In his soft-spoken way, he is referring to the fact that the Somali Bantu people, who had been an ethnic minority in Somalia, did not leave their homes by choice. Their ancestors had been brought to Somalia by Arab slave traders in the 1800s. More recently, decades of internal warfare, worsened by ethnic discrimination and the threat of death, forced them to flee their country by the tens of thousands in the late 1990s.
“OUR MISSION IS TO HELP EACH OTHER AND ALSO MAINTAIN OUR CULTURE.”
First they lived in refugee camps in nearby countries, and then, in the early 2000s, thousands of them starting coming to Pittsburgh and other cities across the United States as part of resettlement efforts led by the Office of the United Nations High Commissioner for Refugees (UNHCR) and numerous local agencies.
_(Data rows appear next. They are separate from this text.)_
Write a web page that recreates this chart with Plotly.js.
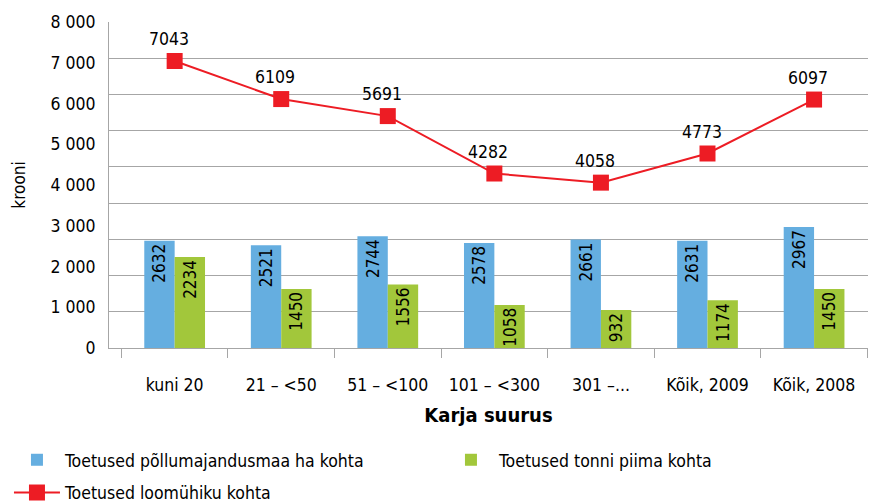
<!DOCTYPE html>
<html>
<head>
<meta charset="utf-8">
<script src="https://cdn.plot.ly/plotly-3.0.1.min.js"></script>
<style>html,body{margin:0;padding:0;background:#fff;overflow:hidden}</style>
</head>
<body>
<div id="chart" style="width:870px;height:504px"></div>
<script>
const categories = ["kuni 20", "21 – <50", "51 – <100", "101 – <300", "301 –...", "Kõik, 2009", "Kõik, 2008"];
const perHectare = [2632, 2521, 2744, 2578, 2661, 2631, 2967];
const perTonneMilk = [2234, 1450, 1556, 1058, 932, 1174, 1450];
const perAnimal = [7043, 6109, 5691, 4282, 4058, 4773, 6097];
const yTickVals = [0, 1000, 2000, 3000, 4000, 5000, 6000, 7000, 8000];
const yTickText = ["0", "1 000", "2 000", "3 000", "4 000", "5 000", "6 000", "7 000", "8 000"];
const gridVals = [888.9, 1777.8, 2666.7, 3555.6, 4444.4, 5333.3, 6222.2, 7111.1, 8000];
const seriesNames = ["Toetused põllumajandusmaa ha kohta", "Toetused tonni piima kohta", "Toetused loomühiku kohta"];

const FONT = "'DejaVu Sans Condensed', 'Liberation Sans', sans-serif";
const GRID = "#a6a6a6";
const FS = 17.5;

const traces = [
  {
    type: "bar", name: seriesNames[0], x: categories, y: perHectare,
    marker: {color: "#65aee0"}, legend: "legend", legendgroup: "a",
    text: perHectare.map(String), textposition: "inside", insidetextanchor: "end",
    textangle: -90, constraintext: "none",
    textfont: {family: FONT, size: 17, color: "#000"}, hoverinfo: "y"
  },
  {
    type: "bar", name: seriesNames[1], x: categories, y: perTonneMilk,
    marker: {color: "#a2c73b"}, legend: "legend2", legendgroup: "b",
    text: perTonneMilk.map(String), textposition: "inside", insidetextanchor: "end",
    textangle: -90, constraintext: "none",
    textfont: {family: FONT, size: 17, color: "#000"}, hoverinfo: "y"
  },
  {
    type: "scatter", mode: "lines+markers", name: seriesNames[2], x: categories, y: perAnimal,
    legend: "legend", legendgroup: "c",
    line: {color: "#ed1c24", width: 2},
    marker: {symbol: "square", size: 16, color: "#ed1c24"},
    cliponaxis: false
  }
];

const annotations = perAnimal.map((v, i) => ({
  x: categories[i], y: v, xref: "x", yref: "y",
  text: String(v), showarrow: false, yshift: 22, xshift: -6,
  font: {family: FONT, size: FS, color: "#000"}
}));

const legendFont = {family: FONT, size: FS, color: "#000"};

const layout = {
  width: 870, height: 504,
  margin: {l: 109, r: 2, t: 22, b: 156, autoexpand: false},
  paper_bgcolor: "#fff", plot_bgcolor: "#fff",
  font: {family: FONT, size: FS, color: "#000"},
  barmode: "group", bargap: 0.43, bargroupgap: 0,
  showlegend: true,
  legend: {
    orientation: "v", x: -0.1318, xanchor: "left", y: -0.288, yanchor: "top",
    font: legendFont, traceorder: "grouped", tracegroupgap: 7, itemwidth: 46,
    bgcolor: "rgba(0,0,0,0)"
  },
  legend2: {
    orientation: "v", x: 0.44, xanchor: "left", y: -0.288, yanchor: "top",
    font: legendFont, itemwidth: 46, bgcolor: "rgba(0,0,0,0)"
  },
  xaxis: {
    type: "category", range: [-0.616, 6.506], automargin: false,
    showline: true, linecolor: GRID, linewidth: 1,
    ticks: "outside", ticklen: 9, tickcolor: GRID, tickson: "boundaries",
    showgrid: false, ticklabelstandoff: 21, tickangle: 0,
    tickfont: {family: FONT, size: FS, color: "#000"},
    title: {text: "<b>Karja suurus</b>", font: {family: FONT, size: 20, color: "#000"}, standoff: 13}
  },
  yaxis: {
    range: [0, 8000], tickvals: yTickVals, ticktext: yTickText, automargin: false,
    showgrid: false, zeroline: false, showline: true, linecolor: GRID, linewidth: 1,
    ticks: "", ticklabelstandoff: 9,
    tickfont: {family: FONT, size: FS, color: "#000"},
    minor: {tickmode: "array", tickvals: gridVals, showgrid: true, gridcolor: GRID, gridwidth: 1, ticks: ""},
    title: {text: "krooni", font: {family: FONT, size: 17, color: "#000"}, standoff: 20}
  },
  annotations: annotations
};

Plotly.newPlot("chart", traces, layout, {displayModeBar: false, responsive: false});
</script>
</body>
</html>
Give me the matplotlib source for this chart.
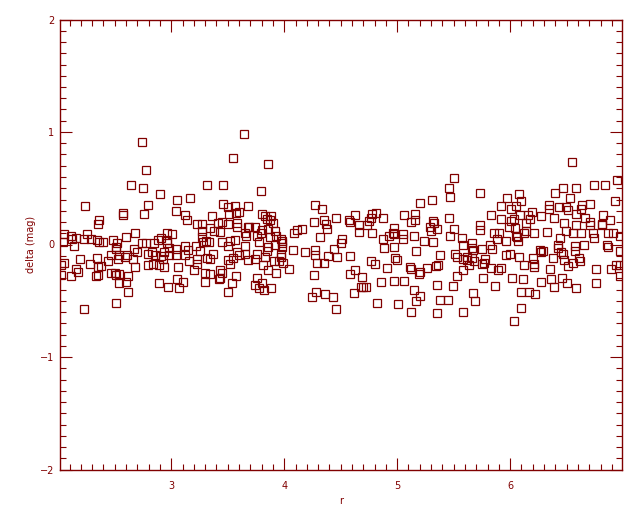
import matplotlib
matplotlib.use("Agg")
import matplotlib.pyplot as plt
from matplotlib.ticker import MultipleLocator

# r values and magnitude residuals (left to right)
r = [
    2.74, 2.78, 2.64, 2.75, 2.24, 2.79, 2.57, 2.57, 2.76, 2.36, 2.35, 2.05, 2.11, 2.12, 2.16, 2.25, 2.23,
    2.29, 2.34, 2.36, 2.40, 2.48, 2.60, 2.68, 2.74, 2.78, 2.04, 2.14, 2.52, 2.51, 2.51, 2.67, 2.70, 2.47,
    2.54, 2.53, 2.61, 2.59, 2.66, 2.79, 2.83, 2.19, 2.34, 2.05, 2.28, 2.35, 2.38, 2.44, 2.68, 2.79, 2.02,
    2.16, 2.17, 2.47, 2.50, 2.51, 2.54, 2.62, 2.02, 2.11, 2.33, 2.35, 2.54, 2.60, 2.62, 2.51, 2.23,
    # 2.8 - 3.7
    3.64, 3.55, 3.32, 3.46, 2.90, 3.05, 3.17, 3.04, 3.46, 3.50, 3.56, 3.51, 3.57, 3.60, 3.68, 3.12, 3.14,
    3.36, 3.23, 3.27, 3.41, 3.45, 3.50, 3.58, 3.58, 3.68, 3.34, 3.38, 3.27, 3.43, 3.65, 3.66, 3.27, 2.96,
    3.01, 2.85, 2.88, 2.91, 2.96, 2.96, 3.28, 3.31, 3.33, 3.45, 3.52, 3.56, 3.50, 3.65, 3.12, 3.22, 2.98,
    3.04, 3.15, 3.25, 2.94, 2.86, 2.91, 2.98, 3.04, 3.12, 3.37, 3.58, 3.60, 3.65, 3.32, 3.34, 3.50, 3.55,
    3.68, 3.23, 3.23, 3.16, 2.93, 2.84, 2.89, 2.94, 3.06, 3.52, 3.20, 3.30, 3.34, 3.43, 3.45, 3.43, 3.42,
    3.57, 3.54, 3.05, 3.10, 2.89, 2.97, 3.07, 3.30, 3.50,
    # 3.7 - 4.5
    3.86, 3.79, 4.27, 4.33, 4.46, 4.26, 4.35, 4.37, 4.38, 3.80, 3.83, 3.85, 3.87, 3.88, 3.90, 3.69, 3.74,
    3.80, 3.86, 3.92, 3.76, 3.79, 3.87, 3.93, 4.11, 4.16, 4.09, 4.32, 3.78, 3.97, 3.98, 3.98, 3.98, 3.92,
    3.86, 3.85, 4.08, 4.18, 4.27, 4.27, 4.44, 4.50, 4.51, 4.39, 4.47, 3.76, 3.83, 3.97, 3.97, 3.74, 3.81,
    3.91, 3.95, 3.99, 3.86, 3.93, 4.04, 4.29, 4.35, 4.26, 3.76, 3.74, 3.80, 3.78, 3.82, 3.88, 4.28, 4.25,
    4.36, 4.43, 4.46,
    # 4.5 - 5.35
    5.20, 5.31, 5.06, 5.16, 5.16, 5.12, 5.32, 5.33, 5.29, 5.30, 5.35, 4.57, 4.58, 4.63, 4.66, 4.66, 4.73,
    4.75, 4.77, 4.78, 4.81, 4.87, 4.97, 4.96, 4.97, 4.93, 5.05, 5.05, 5.15, 4.78, 4.87, 4.88, 4.97, 5.24,
    5.32, 5.17, 4.58, 4.98, 5.00, 4.77, 4.80, 4.91, 5.11, 5.12, 5.20, 5.19, 5.26, 5.34, 4.58, 4.63, 4.69,
    4.68, 4.70, 4.72, 4.62, 4.86, 4.97, 5.06, 5.15, 5.20, 5.17, 5.12, 4.82, 5.01,
    # 5.35 - 6.2
    5.50, 5.46, 5.47, 5.73, 6.08, 5.97, 6.10, 5.92, 6.01, 6.05, 6.19, 6.09, 6.16, 6.18, 5.83, 5.92, 6.01,
    6.03, 6.14, 5.46, 5.50, 5.47, 5.57, 5.73, 5.73, 5.99, 6.04, 6.14, 6.05, 6.06, 6.12, 6.07, 5.86, 5.90,
    5.88, 5.96, 5.58, 5.66, 5.66, 5.67, 5.82, 5.84, 5.75, 5.38, 5.51, 5.53, 5.58, 5.62, 5.62, 5.66, 5.68,
    5.64, 5.78, 5.75, 5.77, 5.83, 5.89, 5.92, 5.96, 6.00, 6.08, 6.12, 5.36, 5.58, 5.53, 5.76, 6.02, 6.11,
    5.49, 5.87, 5.35, 5.38, 5.45, 5.67, 5.69, 6.10, 6.17, 6.10, 5.58, 5.35, 6.03,
    # 6.2 - 7.0
    6.55, 6.74, 6.84, 6.95, 6.47, 6.58, 6.40, 6.53, 6.93, 6.71, 6.34, 6.34, 6.43, 6.49, 6.51, 6.64, 6.63,
    6.58, 6.27, 6.39, 6.66, 6.82, 6.88, 6.48, 6.58, 6.71, 6.71, 6.81, 6.81, 6.49, 6.33, 6.21, 6.56, 6.63,
    6.73, 6.74, 6.87, 6.91, 6.97, 6.44, 6.42, 6.42, 6.57, 6.57, 6.65, 6.86, 6.87, 6.26, 6.27, 6.29, 6.45,
    6.47, 6.48, 6.38, 6.20, 6.61, 6.62, 6.56, 6.51, 6.97, 6.94, 6.97, 6.21, 6.21, 6.35, 6.76, 6.89, 6.97,
    6.36, 6.46, 6.27, 6.50, 6.76, 6.39, 6.58, 6.22,
]
delta = [
    0.91, 0.66, 0.53, 0.50, 0.34, 0.35, 0.28, 0.26, 0.27, 0.22, 0.18, 0.09, 0.08, 0.05, 0.06, 0.09, 0.05,
    0.05, 0.04, 0.02, 0.02, 0.04, 0.07, 0.10, 0.01, 0.01, 0.02, -0.01, 0.01, -0.02, -0.04, -0.04, -0.07, -0.09,
    -0.09, -0.13, -0.09, -0.11, -0.13, -0.08, -0.07, -0.13, -0.12, -0.16, -0.17, -0.20, -0.19, -0.15, -0.20, -0.18, -0.18,
    -0.22, -0.24, -0.25, -0.25, -0.27, -0.26, -0.28, -0.27, -0.28, -0.28, -0.27, -0.34, -0.33, -0.42, -0.52, -0.57,
    # 2.8 - 3.7
    0.98, 0.77, 0.53, 0.53, 0.45, 0.40, 0.41, 0.30, 0.36, 0.33, 0.34, 0.27, 0.28, 0.29, 0.34, 0.26, 0.22,
    0.25, 0.18, 0.18, 0.19, 0.20, 0.18, 0.19, 0.16, 0.16, 0.15, 0.12, 0.12, 0.11, 0.10, 0.08, 0.07, 0.10,
    0.09, 0.01, 0.04, 0.06, 0.04, 0.01, 0.02, 0.03, 0.02, 0.02, 0.03, 0.04, -0.01, -0.01, -0.01, -0.01, -0.03,
    -0.04, -0.05, -0.06, -0.07, -0.09, -0.10, -0.09, -0.09, -0.09, -0.08, -0.07, -0.09, -0.08, -0.12, -0.13, -0.14, -0.12,
    -0.14, -0.13, -0.17, -0.15, -0.13, -0.17, -0.18, -0.20, -0.20, -0.17, -0.23, -0.25, -0.26, -0.23, -0.25, -0.30, -0.31,
    -0.28, -0.34, -0.31, -0.33, -0.34, -0.38, -0.39, -0.33, -0.42,
    # 3.7 - 4.5
    0.72, 0.48, 0.35, 0.32, 0.24, 0.20, 0.22, 0.18, 0.14, 0.27, 0.25, 0.23, 0.22, 0.25, 0.19, 0.16, 0.16,
    0.13, 0.14, 0.12, 0.08, 0.10, 0.07, 0.08, 0.13, 0.14, 0.10, 0.07, 0.02, 0.05, 0.03, 0.01, -0.02, 0.00,
    -0.02, -0.06, -0.05, -0.07, -0.05, -0.09, -0.04, 0.01, 0.05, -0.10, -0.11, -0.08, -0.11, -0.08, -0.11, -0.13, -0.18,
    -0.15, -0.15, -0.16, -0.23, -0.25, -0.22, -0.16, -0.16, -0.27, -0.30, -0.36, -0.34, -0.39, -0.40, -0.39, -0.42, -0.47,
    -0.44, -0.47, -0.57,
    # 4.5 - 5.35
    0.37, 0.40, 0.26, 0.27, 0.22, 0.20, 0.21, 0.19, 0.16, 0.12, 0.14, 0.22, 0.20, 0.26, 0.17, 0.11, 0.17,
    0.21, 0.24, 0.27, 0.28, 0.24, 0.15, 0.10, 0.09, 0.08, 0.09, 0.05, 0.08, 0.10, 0.05, -0.03, -0.02, 0.03,
    0.02, -0.06, -0.10, -0.12, -0.14, -0.15, -0.17, -0.21, -0.20, -0.22, -0.24, -0.26, -0.21, -0.19, -0.26, -0.23, -0.29,
    -0.38, -0.38, -0.38, -0.43, -0.33, -0.32, -0.32, -0.40, -0.46, -0.50, -0.60, -0.52, -0.53,
    # 5.35 - 6.2
    0.59, 0.50, 0.42, 0.46, 0.45, 0.41, 0.39, 0.34, 0.32, 0.34, 0.29, 0.26, 0.26, 0.23, 0.26, 0.23, 0.21,
    0.23, 0.19, 0.24, 0.14, 0.08, 0.06, 0.13, 0.17, 0.16, 0.15, 0.12, 0.08, 0.07, 0.10, 0.03, 0.10, 0.10,
    0.05, 0.03, 0.00, 0.01, -0.03, -0.05, 0.00, -0.04, -0.04, -0.09, -0.08, -0.11, -0.13, -0.11, -0.14, -0.12, -0.15,
    -0.18, -0.13, -0.17, -0.16, -0.21, -0.23, -0.21, -0.09, -0.08, -0.11, -0.18, -0.18, -0.23, -0.28, -0.30, -0.30, -0.31,
    -0.37, -0.37, -0.36, -0.49, -0.49, -0.43, -0.50, -0.42, -0.42, -0.56, -0.60, -0.61, -0.68,
    # 6.2 - 7.0
    0.73, 0.53, 0.53, 0.57, 0.50, 0.50, 0.46, 0.41, 0.39, 0.36, 0.35, 0.32, 0.33, 0.33, 0.31, 0.35, 0.32,
    0.27, 0.25, 0.24, 0.24, 0.26, 0.22, 0.19, 0.17, 0.20, 0.17, 0.17, 0.18, 0.12, 0.11, 0.10, 0.10, 0.10,
    0.10, 0.06, 0.10, 0.10, 0.08, 0.06, 0.00, -0.03, -0.01, -0.06, 0.00, 0.00, -0.02, -0.05, -0.07, -0.06, -0.07,
    -0.08, -0.14, -0.12, -0.12, -0.12, -0.15, -0.16, -0.19, -0.06, -0.18, -0.18, -0.17, -0.20, -0.22, -0.22, -0.22, -0.28,
    -0.31, -0.30, -0.33, -0.34, -0.34, -0.38, -0.39, -0.44,
]

col = '#800000'

fig = plt.figure(figsize=(6.4, 5.12), dpi=100)
ax = fig.add_axes([60 / 640, 1 - 469.5 / 512, 562 / 640, 450 / 512])

ax.plot(r, delta, linestyle='none', marker='s', markersize=5.2,
        markerfacecolor='none', markeredgecolor=col, markeredgewidth=0.9)

ax.set_xlim(2.015, 6.99)
ax.set_ylim(-2, 2)
ax.xaxis.set_major_locator(MultipleLocator(1))
ax.xaxis.set_minor_locator(MultipleLocator(0.1))
ax.yaxis.set_major_locator(MultipleLocator(1))
ax.yaxis.set_minor_locator(MultipleLocator(0.1))

for s in ax.spines.values():
    s.set_color(col)
    s.set_linewidth(1)
ax.tick_params(which='both', direction='in', top=True, right=True, color=col,
               labelcolor=col, labelsize=7, width=0.8)
ax.tick_params(which='major', length=8.5)
ax.tick_params(which='minor', length=4.2)
ax.tick_params(axis='x', pad=8)
ax.tick_params(axis='y', pad=4)

ax.set_xlabel('r', color=col, fontsize=7, labelpad=4)
ax.set_ylabel('delta (mag)', color=col, fontsize=7, labelpad=3)

plt.savefig("out.png", dpi=100)
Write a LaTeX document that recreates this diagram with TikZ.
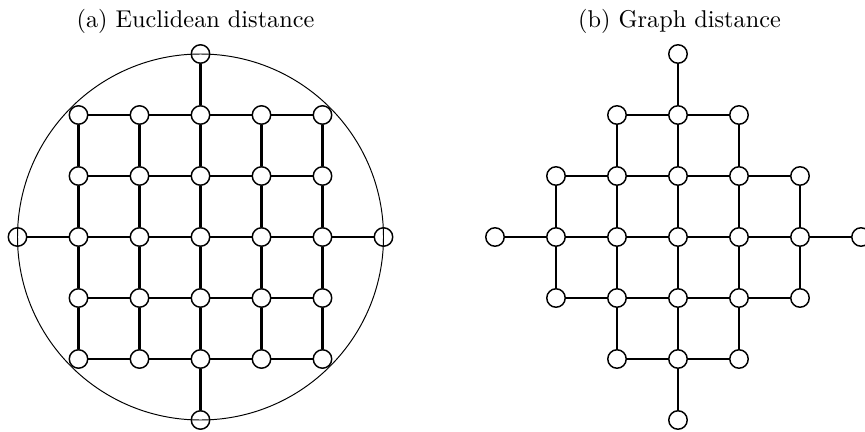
\documentclass[tikz,border=0pt]{standalone}
\begin{document}
\begin{tikzpicture}[x=0.412pt,y=-0.412pt,
  vtx/.style={circle,draw,fill=white,line width=0.6pt,inner sep=0pt,minimum size=7.6pt},
  link/.style={line width=0.85pt},
  ring/.style={line width=0.4pt},
  captext/.style={anchor=base,font=\fontsize{10}{12}\selectfont}]
\useasboundingbox (0,0) rectangle (865,431);
% captions
\node[captext] (ta) at (195.5,27) {(a) Euclidean distance};
\node[captext] (tb) at (679.5,27) {(b) Graph distance};
% left grid
\foreach \i in {-2,...,2}{
  \foreach \j in {-2,...,2}{
    \node[vtx] (L\i\j) at ({200.5+61*\i},{237+61*\j}) {};
  }}
\node[vtx] (LT) at (200.5,54) {};
\node[vtx] (LB) at (200.5,420) {};
\node[vtx] (LL) at (17.5,237) {};
\node[vtx] (LR) at (383.5,237) {};
\foreach \i/\k in {-2/-1,-1/0,0/1,1/2}{
  \foreach \j in {-2,...,2}{
    \draw[link] (L\i\j) -- (L\k\j);
    \draw[link] (L\j\i) -- (L\j\k);
  }}
\draw[link] (LT) -- (L0-2);
\draw[link] (LB) -- (L02);
\draw[link] (LL) -- (L-20);
\draw[link] (LR) -- (L20);
\draw[ring] (200.5,237) circle[radius=183];
% right diamond
\foreach \i in {-3,...,3}{
  \foreach \j in {-3,...,3}{
    \pgfmathtruncatemacro\dd{abs(\i)+abs(\j)}
    \ifnum\dd<4
      \node[vtx] (R\i\j) at ({678+61*\i},{237+61*\j}) {};
    \fi
  }}
\foreach \i in {-3,...,2}{
  \pgfmathtruncatemacro\kk{\i+1}
  \foreach \j in {-3,...,3}{
    \pgfmathtruncatemacro\da{abs(\i)+abs(\j)}
    \pgfmathtruncatemacro\db{abs(\kk)+abs(\j)}
    \ifnum\da<4 \ifnum\db<4
      \draw[link] (R\i\j) -- (R\kk\j);
      \draw[link] (R\j\i) -- (R\j\kk);
    \fi\fi
  }}
\end{tikzpicture}
\end{document}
For many of them, it was the ultimate culture shock.
“I didn’t know where anything was,” recalls Yussuf Muyu, now 24, who arrived in Pittsburgh in the winter of 2004 from a refugee camp in Kenya. “I was happy and nervous and sad” about leaving everything he knew to a come to a place that seemed safer, but at the same time so unfamiliar.
He remembers his amazement at seeing grocery store shelves filled with food, although he worried about not fitting in, especially at school. He didn’t speak any English, which made it difficult in class and also in making friends. There were, as he says, some “miscommunications” with some teenagers from the local community.
But thanks to classes in English as a Second Language and one particularly helpful teacher at Schenley High School who helped him get his homework finished, Muyu learned to speak, read and write in English, and slowly settled in.
For Muyu and many others like him, the support system provided by the Somali Bantu Community Association has made all the difference. Now he works as a chef at the Giant Eagle Market District store in Shadyside, and is married with two children. Following cultural tradition, his marriage to another Somali refugee was arranged by their families, but he says he wouldn’t have it any other way.
“That is how it will be for my daughters, too,” he says. “But that is the balance that we follow. We have the strength and support from our own community, and we remember where we came from, but we also have the opportunity to be American.”
Social service providers say it is that balance of the old and the new that make groups like the Somali Bantu Community Association so important in the process of helping international newcomers find their way in their new home.
Kheir Mugwaneza, Director of Refugee Resettlement at the Northern Area Multi-Service Center in Sharpsburg Borough just outside of Pittsburgh, says the Somali Bantu Community Association done well at helping its members find their way around the community while also preserving cultural traditions.
“The ones who had been here longer, they felt it was their responsibility to help,” he says. “At the beginning, they didn’t really realize they had a community association,  they were just doing what they were doing back in Africa, which is just helping each other. Then they realized they needed to do it in a more organized way.”
And just as the Somali Bantu Community Association has been a point of focus and support for its members, The Global Switchboard has been a place for them to connect with an even larger community of people and organizations looking for ways to help make the region a more globally engaged place to live.
“It’s like a network for the community, and I don’t think we need to go outside for some other resources,” says Aweys Mwaliya. “This is a place where if I need help with any other stuff that I can get, because we have…a lot of organizations here who are working internationally and locally here, so it’s really very good for us.”